この「香蘭社」だが、今も残る有田焼の名門である。東京・銀座にも店を構えている。
その香蘭社ホームページによると、
「今からおよそ三百年前、江戸文化が華麗に花開いた元禄の頃、初代深川栄左衛門(ふかがわえいざえもんが肥前有田で 『香蘭社』の前身となる磁器の製造を始めました。
そして日本に近代化をもたらした明治維新の激動期、有田焼は佐賀鍋島藩の一切の保護と支援を失いました。その再興に指導的役割を果たしたのが、八代深川栄左衛門でした。
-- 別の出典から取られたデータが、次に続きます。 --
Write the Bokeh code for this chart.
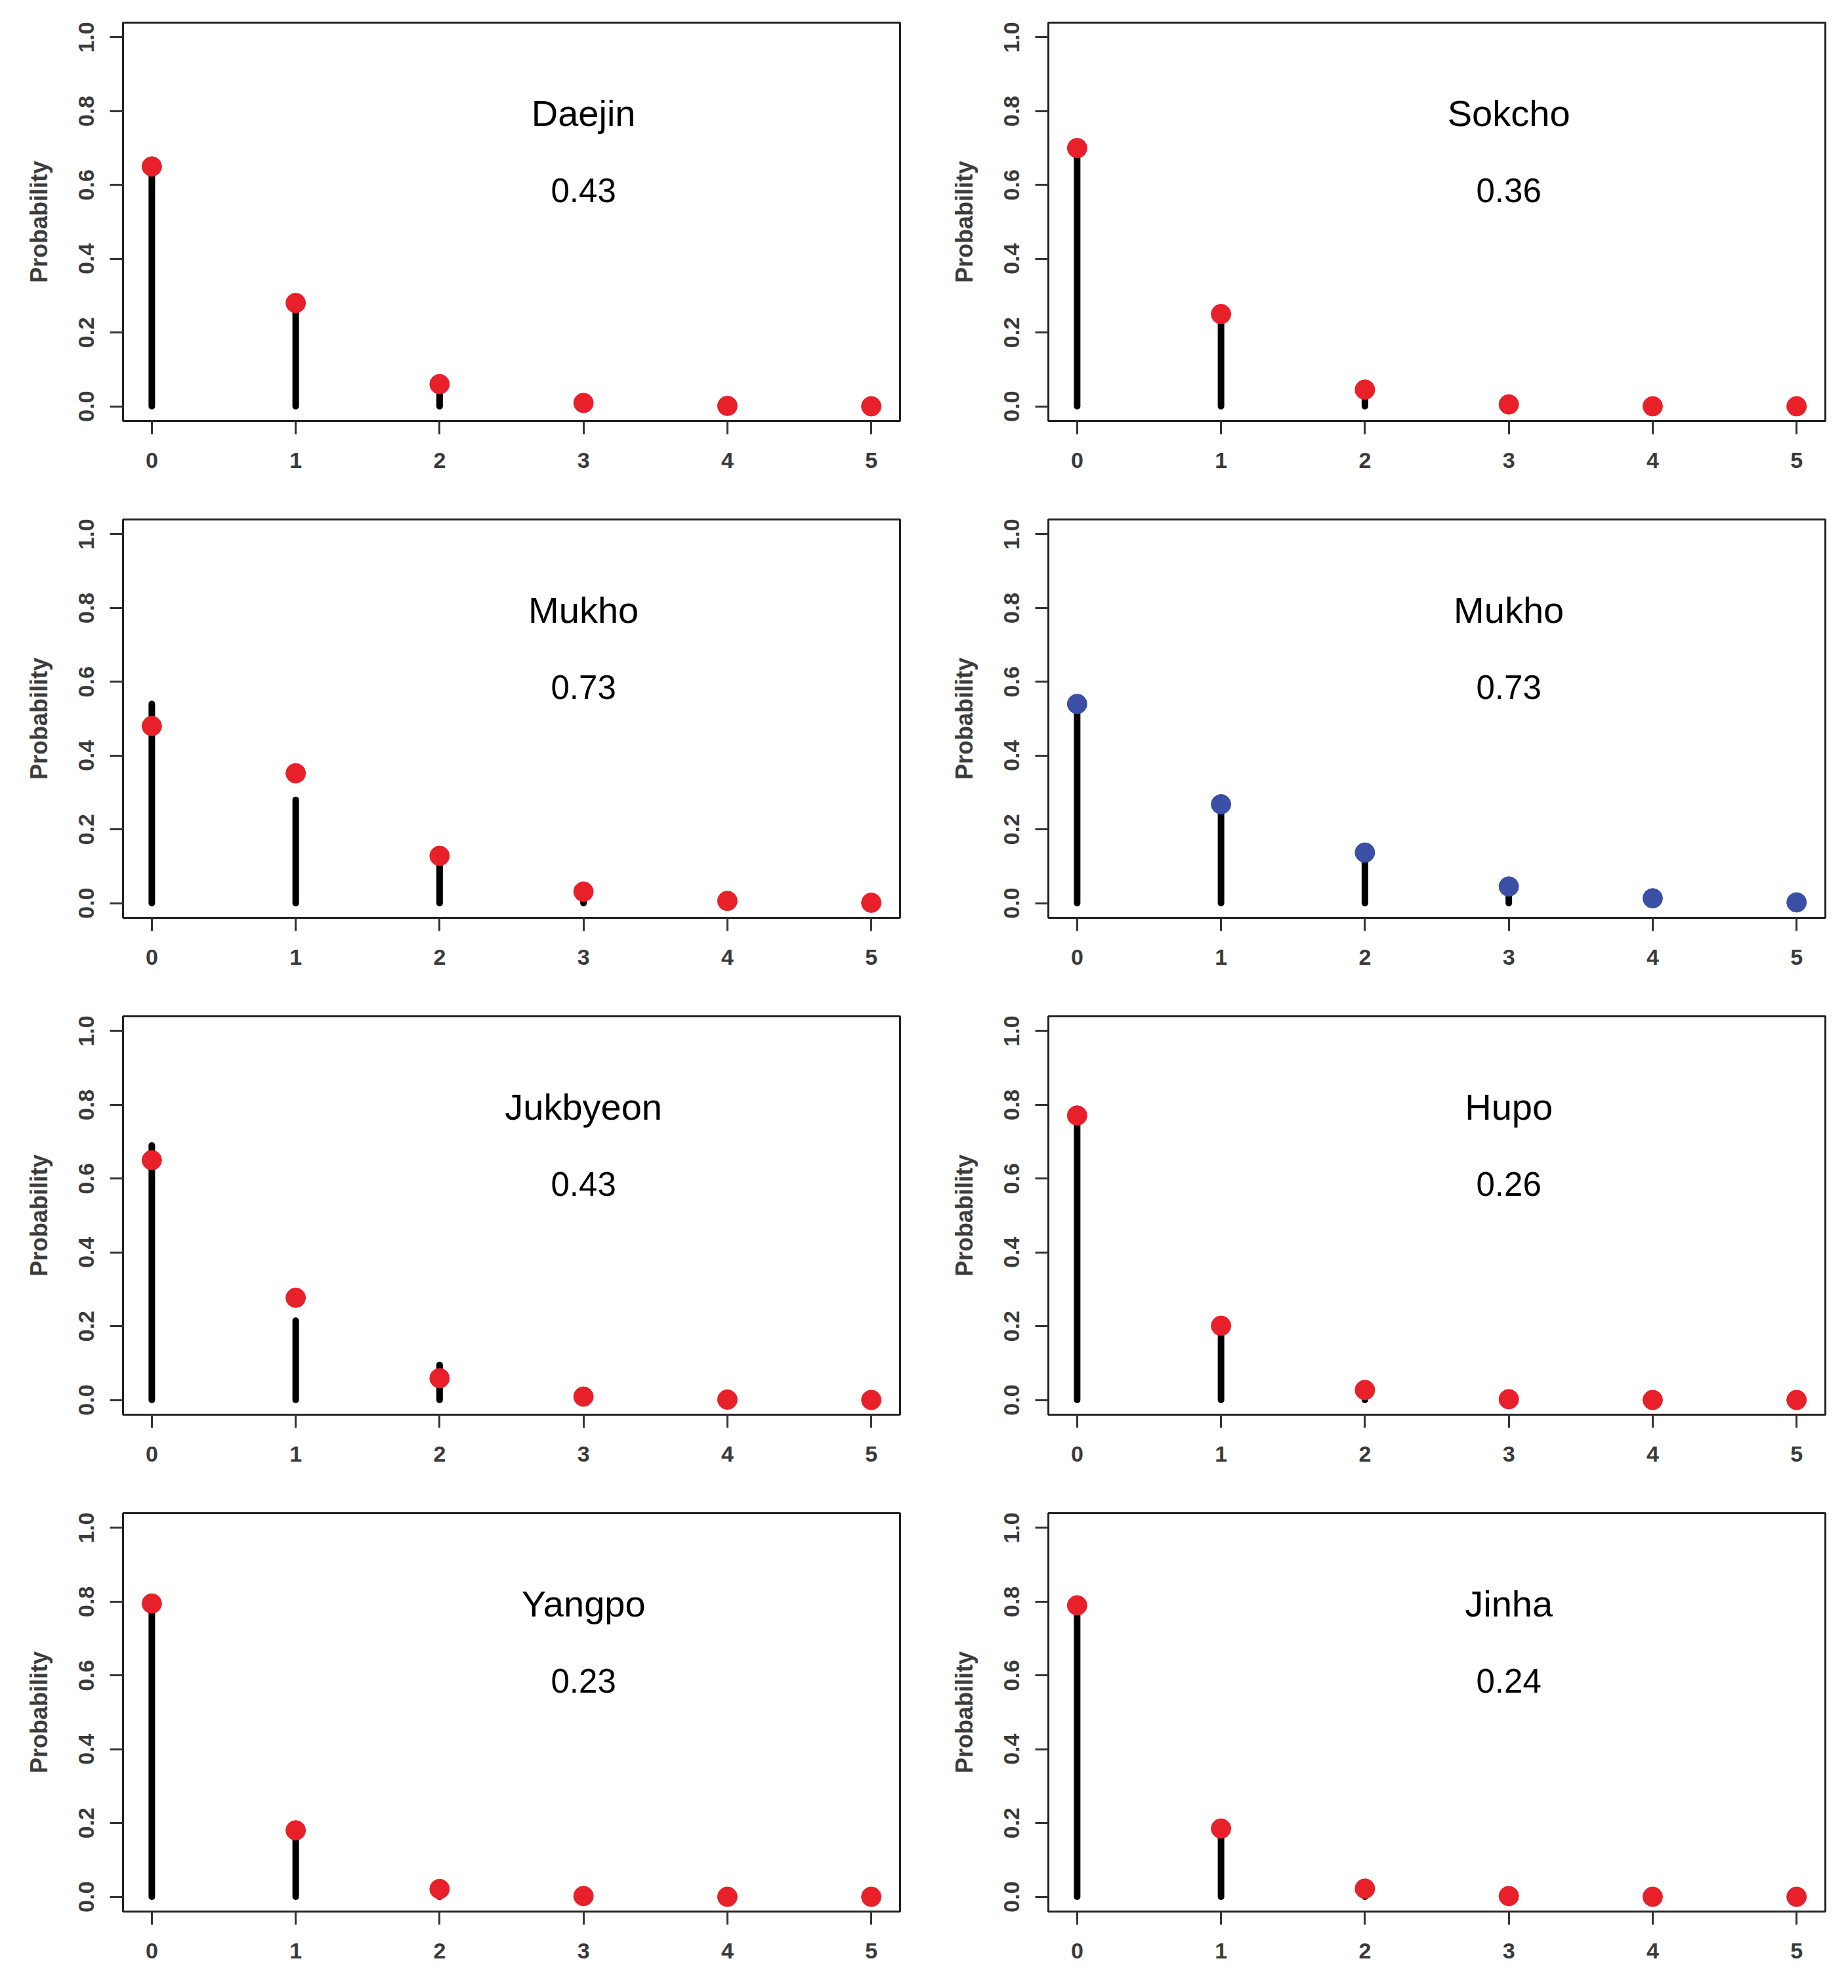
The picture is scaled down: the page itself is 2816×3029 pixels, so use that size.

強い自立の精神が、当時の選りすぐりの陶工や絵付師、それに陶商達を一つにまとめ結社を作りました。これが『香蘭社』です。」
とある。
また、『明治有田 超絶の美』(監修 鈴田由紀夫)という書籍には、
「香蘭社は1875(明治8)年4月に深海墨之助、辻勝蔵、手塚亀之助、八代深川栄左衛門によって設立された。日本最初期の陶磁器製造販売会社である。」
とある。その後、
「経営方針の違いから会社は1879年に分離して精磁会社が設立され、香蘭社は同年7月に深川栄左衛門の単独経営として再出発する」
と書かれている。
この分離した精磁会社が制作し、シカゴ万博に出品したのがこの大皿ということになろう。
この、巨大な作品を目の前にすると、この大皿がはるばるシカゴまで行って、世界の人たちを驚かせたのだとあらためて感じ入ると同時に、制作に携わった人たちや博覧会事務局の人たちをはじめ、その背後にある様々な人たちの苦労に思いを馳せてしまうのである。